How to use Project Planner:

The Input tab is designed to for you customize your samples, settings for specific applications, and optionally change the default settings for applications.

  1. Sample Input table

    • Click the update button on the right (alternatively delete/add rows)
    • Update the sample/group name
    • Update the genome size (Gbp) & expected ploidy
    • Update the quantity of samples included in this experiment
    • Select your applications of interest
  2. Applications Settings table

    • Some applications require additional information (e.g., how many cells do you want to target for scRNA?). Only edit this table if necessary.
  3. Sequencing Depth table

    • Editing this table is optional
    • We have set default recommended values for sequencing depth or number of reads for each application and technology. For example, if you are interested in genome assembly, you will need much higher coverage with short-read technologies to achieve optimal performance compared to using high-accuracy long-read technologies. However, optionally, you can edit the Sequencing Depth table for each application and technology.
  4. Navigate to the Output tab


Sample Input


Other Application Settings

Sequencing Depth

Instruments

The Instruments tab provides a summary of current/supported technologies, sequencing instruments, and flow cells including number of cells that can be run simultaneously, run time, average data quality, read lengths, yield (Gbp), reads (millions), cost-per-flowcell, cost-per-Gbp, and instrument cost. Rows are colored by sequencing technology.

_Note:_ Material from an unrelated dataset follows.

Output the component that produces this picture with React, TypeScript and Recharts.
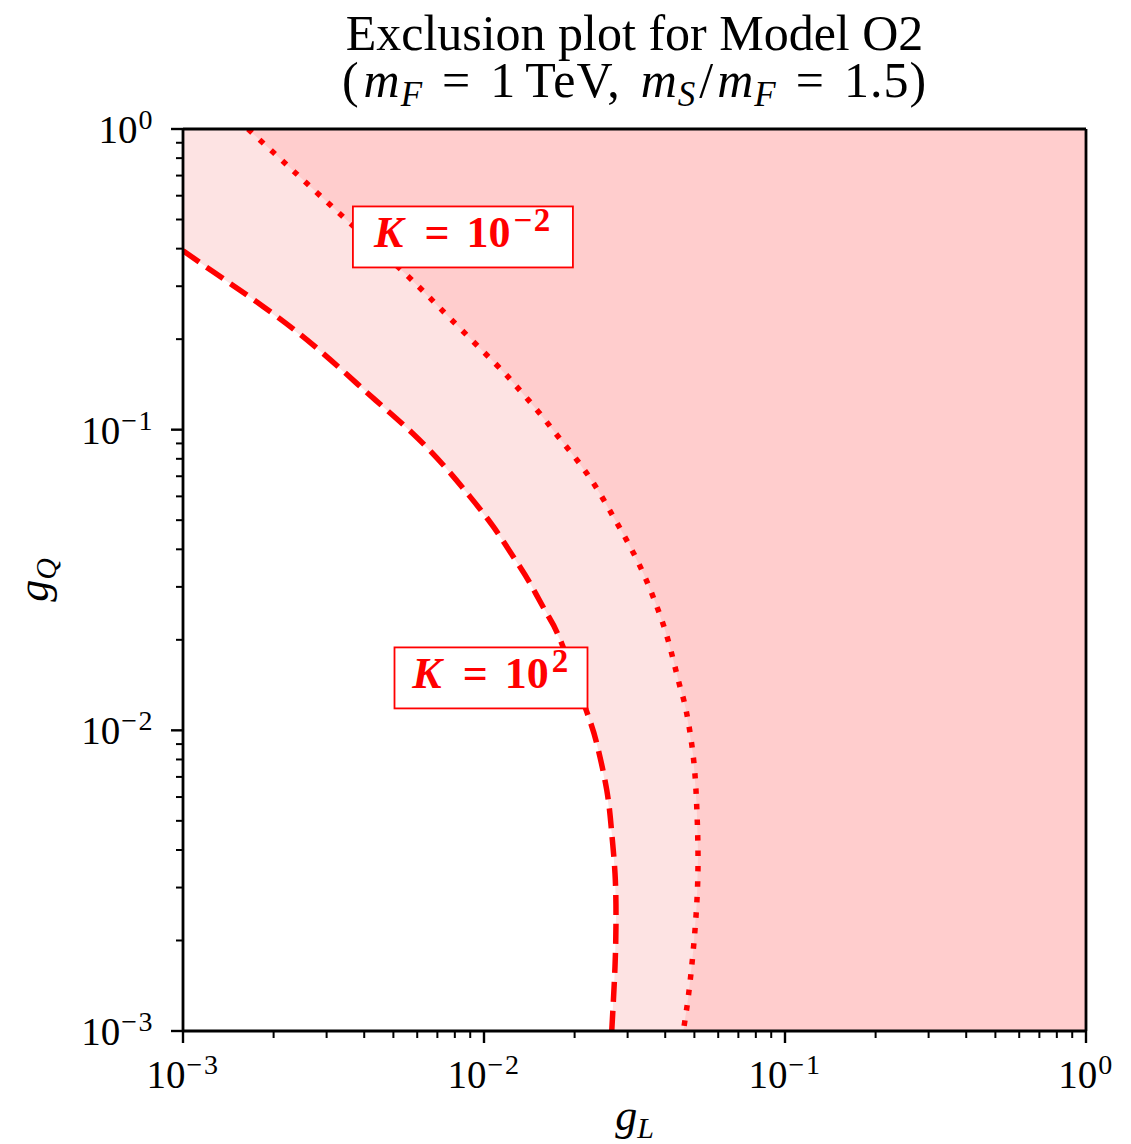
import React from 'react';
import {
  ComposedChart,
  Area,
  Line,
  XAxis,
  YAxis,
  ReferenceLine,
  ReferenceDot,
} from 'recharts';

const W = 1131;
const H = 1144;
const FONT = '"Liberation Serif", "DejaVu Serif", serif';
const RED = '#ff0000';
const FILL_LIGHT = '#fde3e3';
const FILL_DARK = '#ffcdcd';
const SPINE = 2.8;

// Contour K = 10^2 (dashed)
const K_HI_GL = [0.001, 0.00126, 0.00185, 0.00271, 0.00381, 0.004627, 0.005823, 0.007323, 0.008985, 0.01074, 0.01251, 0.01422, 0.01615, 0.01811, 0.02194, 0.02368, 0.02557, 0.02657, 0.02724, 0.02745, 0.02724, 0.02657];
const K_HI_GQ = [0.394, 0.335, 0.2565, 0.191, 0.1415, 0.119, 0.09676, 0.0763, 0.05988, 0.04757, 0.03782, 0.03084, 0.02451, 0.01949, 0.01154, 0.009059, 0.006337, 0.004548, 0.003347, 0.002401, 0.001638, 0.001];

// Contour K = 10^-2 (dotted)
const K_LO_GL = [0.001644, 0.002386, 0.003498, 0.005536, 0.007709, 0.01102, 0.01284, 0.01515, 0.01765, 0.02057, 0.02368, 0.02689, 0.03016, 0.03382, 0.03699, 0.03993, 0.04255, 0.04479, 0.0469, 0.04958, 0.05088, 0.0514, 0.051, 0.04958, 0.04773, 0.04594];
const K_LO_GQ = [1, 0.7085, 0.498, 0.3268, 0.2347, 0.1641, 0.139, 0.1148, 0.09478, 0.07824, 0.06385, 0.05136, 0.04191, 0.0333, 0.02679, 0.02158, 0.01714, 0.01397, 0.01169, 0.008177, 0.005647, 0.003903, 0.002729, 0.001861, 0.001302, 0.001];

// Axis range and tick values (decades with 2..9 minors)
const AXIS_MIN = 0.001;
const AXIS_MAX = 1;
const DECADES = [-3, -2, -1];
const TICKS: number[] = [];
DECADES.forEach((k) => {
  for (let m = 1; m <= 9; m++) TICKS.push(parseFloat((m * Math.pow(10, k)).toPrecision(3)));
});
TICKS.push(1);

// Contour labels: exponent of K and anchor (box centre) in data coordinates
const LABEL_EXP = [-2, 2];
const LABEL_GL = [0.00851, 0.01055];
const LABEL_GQ = [0.4375, 0.01494];
const LABEL_BOX_W = [220, 193];

const toRows = (gl: number[], gq: number[]) => gl.map((v, i) => ({ gL: v, gQ: gq[i] }));
const kHigh = toRows(K_HI_GL, K_HI_GQ);
const kLow = toRows(K_LO_GL, K_LO_GQ);
// polygons closed through the lower-right corner; Area closes along gQ = 1
const corner = { gL: AXIS_MAX, gQ: AXIS_MIN };
const lightFill = [...kHigh, corner];
const darkFill = [...kLow, corner];

const isMajor = (v: number) => Math.abs(Math.log10(v) - Math.round(Math.log10(v))) < 1e-9;
const expText = (v: number) => {
  const e = Math.round(Math.log10(v));
  return e < 0 ? `\u2212${-e}` : `${e}`;
};

const TickLabel = ({ x, y, anchor, v }: any) => (
  <text x={x} y={y} textAnchor={anchor} fontFamily={FONT} fontSize={39} fill="#000">
    10
    <tspan dy={-14} dx={1} fontSize={28} letterSpacing={1.5}>{expText(v)}</tspan>
  </text>
);

const XTick = (props: any) => {
  const { x, y, payload } = props;
  const v = payload.value;
  const major = isMajor(v);
  return (
    <g>
      <line x1={x} x2={x} y1={y} y2={y + (major ? 12 : 7)} stroke="#000" strokeWidth={major ? 2.4 : 2} />
      {major && <TickLabel x={x} y={y + 57} anchor="middle" v={v} />}
    </g>
  );
};

const YTick = (props: any) => {
  const { x, y, payload } = props;
  const v = payload.value;
  const major = isMajor(v);
  return (
    <g>
      <line x1={x - (major ? 12 : 7)} x2={x} y1={y} y2={y} stroke="#000" strokeWidth={major ? 2.4 : 2} />
      {major && <TickLabel x={x - 29} y={y + 14} anchor="end" v={v} />}
    </g>
  );
};

const XTitle = (props: any) => {
  const vb = props.viewBox || {};
  const cx = vb.x + vb.width / 2;
  return (
    <text x={cx} y={vb.y + 99} textAnchor="middle" fontFamily={FONT} fontSize={44} fill="#000">
      <tspan fontStyle="italic">g</tspan>
      <tspan dy={8} fontSize={30} fontStyle="italic">L</tspan>
    </text>
  );
};

const YTitle = (props: any) => {
  const vb = props.viewBox || {};
  const x = vb.x + 48;
  const y = vb.y + vb.height / 2;
  return (
    <text x={x} y={y} transform={`rotate(-90, ${x}, ${y})`} textAnchor="middle" fontFamily={FONT} fontSize={44} fill="#000">
      <tspan fontStyle="italic">g</tspan>
      <tspan dy={8} fontSize={30} fontStyle="italic">Q</tspan>
    </text>
  );
};

const LabelBox = (props: any) => {
  const { cx, cy, exp, boxW } = props;
  const bh = 61;
  return (
    <g>
      <rect x={cx - boxW / 2} y={cy - bh / 2} width={boxW} height={bh} fill="#fff" stroke={RED} strokeWidth={1.8} />
      <text x={cx} y={cy + 10} textAnchor="middle" fontFamily={FONT} fontWeight="bold" fontSize={44} fill={RED}>
        <tspan fontStyle="italic">K</tspan>
        <tspan dx={21}>=</tspan>
        <tspan dx={17}>10</tspan>
        <tspan dy={-16} dx={3} fontSize={33} letterSpacing={1.5}>{exp < 0 ? `\u2212${-exp}` : `${exp}`}</tspan>
      </text>
    </g>
  );
};

const Title = () => (
  <svg width={W} height={120} style={{ position: 'absolute', left: 0, top: 0, pointerEvents: 'none' }}>
    <text textAnchor="middle" fontFamily={FONT} fontSize={50} fill="#000">
      <tspan x={634.5} y={50}>Exclusion plot for Model O2</tspan>
      <tspan x={634.5} y={97} letterSpacing={1}>(</tspan>
      <tspan fontStyle="italic" dx={4} letterSpacing={1}>m</tspan>
      <tspan dy={9} fontSize={35} fontStyle="italic">F</tspan>
      <tspan dy={-9} dx={20}>=</tspan>
      <tspan dx={20}>1</tspan>
      <tspan dx={10} letterSpacing={1}>TeV,</tspan>
      <tspan dx={20} fontStyle="italic" letterSpacing={1}>m</tspan>
      <tspan dy={9} fontSize={35} fontStyle="italic">S</tspan>
      <tspan dy={-9} dx={4}>/</tspan>
      <tspan dx={4} fontStyle="italic" letterSpacing={1}>m</tspan>
      <tspan dy={9} fontSize={35} fontStyle="italic">F</tspan>
      <tspan dy={-9} dx={20}>=</tspan>
      <tspan dx={20} letterSpacing={1}>1.5)</tspan>
    </text>
  </svg>
);

export default function App() {
  return (
    <div style={{ position: 'absolute', left: 0, top: 0, width: W, height: H, background: '#fff' }}>
      <ComposedChart width={W} height={H} margin={{ top: 129, right: 45, bottom: 0, left: 0 }}>
        <XAxis
          type="number"
          dataKey="gL"
          scale="log"
          domain={[AXIS_MIN, AXIS_MAX]}
          allowDataOverflow
          ticks={TICKS}
          interval={0}
          tickSize={0}
          tickMargin={0}
          tickLine={false}
          tick={<XTick />}
          axisLine={{ stroke: '#000', strokeWidth: SPINE }}
          height={113}
          label={<XTitle />}
        />
        <YAxis
          type="number"
          dataKey="gQ"
          scale="log"
          domain={[AXIS_MIN, AXIS_MAX]}
          allowDataOverflow
          ticks={TICKS}
          interval={0}
          tickSize={0}
          tickMargin={0}
          tickLine={false}
          tick={<YTick />}
          axisLine={{ stroke: '#000', strokeWidth: SPINE }}
          width={183}
          label={<YTitle />}
        />
        <Area data={lightFill} dataKey="gQ" type="linear" baseValue={AXIS_MAX} fill={FILL_LIGHT} fillOpacity={1} stroke="none" isAnimationActive={false} />
        <Area data={darkFill} dataKey="gQ" type="linear" baseValue={AXIS_MAX} fill={FILL_DARK} fillOpacity={1} stroke="none" isAnimationActive={false} />
        <Line data={kHigh} dataKey="gQ" type="natural" stroke={RED} strokeWidth={5.5} strokeDasharray="20 9" dot={false} activeDot={false} isAnimationActive={false} />
        <Line data={kLow} dataKey="gQ" type="natural" stroke={RED} strokeWidth={5.5} strokeDasharray="5.5 10" dot={false} activeDot={false} isAnimationActive={false} />
        <ReferenceLine x={AXIS_MAX} stroke="#000" strokeWidth={SPINE} />
        <ReferenceLine y={AXIS_MAX} stroke="#000" strokeWidth={SPINE} />
        {LABEL_EXP.map((e, i) => (
          <ReferenceDot
            key={i}
            x={LABEL_GL[i]}
            y={LABEL_GQ[i]}
            r={0}
            shape={<LabelBox exp={e} boxW={LABEL_BOX_W[i]} />}
          />
        ))}
      </ComposedChart>
      <Title />
    </div>
  );
}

By default, we hide lower-throughput platforms for simplicity. However, you can check a box to show these platforms. Additionally, we hide several columns for simplicity; however, similarly these can be displayed using the Column visibility option. This table can also be exported as csv or pdf.

Output

The Output tab provides the results for your sample and settings Input. Navigate here after you have modified the Input tab. Specifically, three tables are provided:

  1. Total Sequencing Needs:
    • This table provides a summary of the total sequencing needs per technology including number of samples, preps per sample, yield (Gbp) number of reads (millions), number of s-reads (millions), data storage needs (GB), and data storage cost (USD).

Column details

  • Details
    • Total samples
    • Total preps (per sample): Different technologies have different capabilities. For example, small variants and structural variants may require two separate library preps with short-read platforms compared to long-read platforms that can be done with one prep.
    • Yield (Gbp)
    • Number of reads (millions)
    • Number of s-reads (millions): S-reads is short for “segmented reads”. For certain applications, shorter reads can be concatenated together to increase throughput. The primary application is PacBio Kinnex for full-length RNA-Seq, scRNA, and 16S
    • File Size (GB): Different technologies store data in different ways. The way data is stored matters for planning computational infrastructure and storage costs.
      • Illumina SBS and PacBio SBB store data in fastq.gz format which averages 0.5 bytes/base. PacBio HiFi stores data in bam format which also averages 0.5 bytes/base. Oxford Nanopore stores data in fast5/pod5 format which averages 7.0 bytes/base.
    • Annual Storage Cost (USD): Storage cost given file size and AWS S3 storage cost of $0.023 per GB per month

  1. Experiment Breakdown
    • This table provides the same information as the Total Sequencing Needs table, but provides a breakdown of the data needed per sample and library prep/application.
    • This information is also provided as a plot to visualize the number of library preps needed and which data types can be run within the same library prep.
  2. Total Cost & Runtime
    • This table provides a summary per sequencing instrument of the number of runs, flowcells, lanes (if applicable), sequencing cost, and amount of time needed to complete the experiment in units of instrument runtime.
    • Rows are colored by sequencing technology and barplots are provided per column for easy comparison. Rows are sorted by sequencing cost from least to greatest. This table can also be exported as csv or pdf.